Cercis + Ribes is a well-known plant combination that I used at my previous house. It's a bit odd that despite the fact that my landscape plans are orthogonal to most of the other houses in my neighborhood, that I'm a bit dissatisfied simply because Ribes + Cercis is a relatively commonplace combination among native plant gardens. I find myself yearning for the next least common thing. I guess I enjoy being a bit different. Still, it's the front yard, so in terms of being a public example for native plants it will work admirably. Following the guideline that repetition is a fundamental and attractive garden design practice, I may add several more.
I was happy to purchase Vaccinium ovatum (California Huckleberry). I haven't tried this before and it's somewhat rare in the trade. I'll plant three underneath the fruit trees in the side yard and try to mulch with pine needles.
I found two Rhamnus californica ssp californica (California Coffeeberry) from my long term shopping list. These go on the back hill.

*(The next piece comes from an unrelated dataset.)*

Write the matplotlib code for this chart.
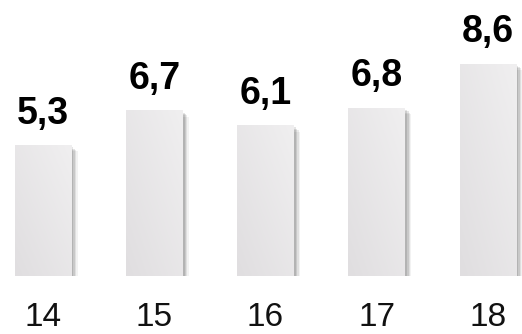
import matplotlib
matplotlib.use("Agg")
import matplotlib.pyplot as plt
import matplotlib.patheffects as pe
import numpy as np
from matplotlib.colors import LinearSegmentedColormap

categories = ["14", "15", "16", "17", "18"]
values = [5.3, 6.7, 6.1, 6.8, 8.6]
value_labels = ["5,3", "6,7", "6,1", "6,8", "8,6"]

fig = plt.figure(figsize=(5.22, 3.34), dpi=100)
ax = fig.add_axes([0, 58/334, 1, 276/334])
for s in ax.spines.values():
    s.set_visible(False)
ax.set_yticks([])

x = np.arange(len(categories))
shadow = [pe.SimplePatchShadow(offset=(o, -o), shadow_rgbFace="#000000", alpha=a)
          for o, a in [(4.5, 0.05), (3.5, 0.08), (2.5, 0.1), (1.5, 0.1)]]
bars = ax.bar(x, values, width=0.51, color="#e8e6e8", edgecolor="none",
              path_effects=shadow + [pe.Normal()], zorder=2)

# gradient fill
gx, gy = np.meshgrid(np.linspace(0, 1, 50), np.linspace(0, 1, 50))
grad = 0.5 * gx + 0.5 * (1 - gy)
cmap = LinearSegmentedColormap.from_list("g", ["#e0dee0", "#f0eff0"])
for b in bars:
    x0, y0 = b.get_x(), b.get_y()
    w, h = b.get_width(), b.get_height()
    im = ax.imshow(grad, extent=(x0, x0 + w, y0, y0 + h), origin="upper",
                   cmap=cmap, aspect="auto", zorder=3)
    im.set_clip_path(b)

ax.set_xlim(-0.3865, 4.3056)
ax.set_ylim(0, 11.17)

for xi, v, lab in zip(x, values, value_labels):
    ax.annotate(lab, (xi, v), xytext=(0, 15.5), textcoords="offset points",
                ha="center", va="baseline", fontsize=27, fontweight="bold",
                family="Liberation Sans", color="#000000", zorder=5)

ax.set_xticks(x)
ax.set_xticklabels(categories, fontsize=24, family="Liberation Sans", color="#111111")
ax.tick_params(axis="x", length=0, pad=19)

fig.savefig("out.png", dpi=100, facecolor="white")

Also scratching my itch for something new was Lepechinia fragrans (Fragrant Pitcher Sage), which I have not grown before, and which is native to the Channel Islands and LA County. Palos Verdes is often considered to be the most coastal of the Channel Islands given similarities in climate and soils. The helpful staff at Grow Native pointed me to it for the pot by the front door. Apparently it can take a variety of lighting and soil conditions, which makes it good for the front door pot where the Giant Chain Fern was.
In winter there's little direct light, but in summer it sees a few hours of intense direct sun every day. I bought a second one for somewhere else in the garden.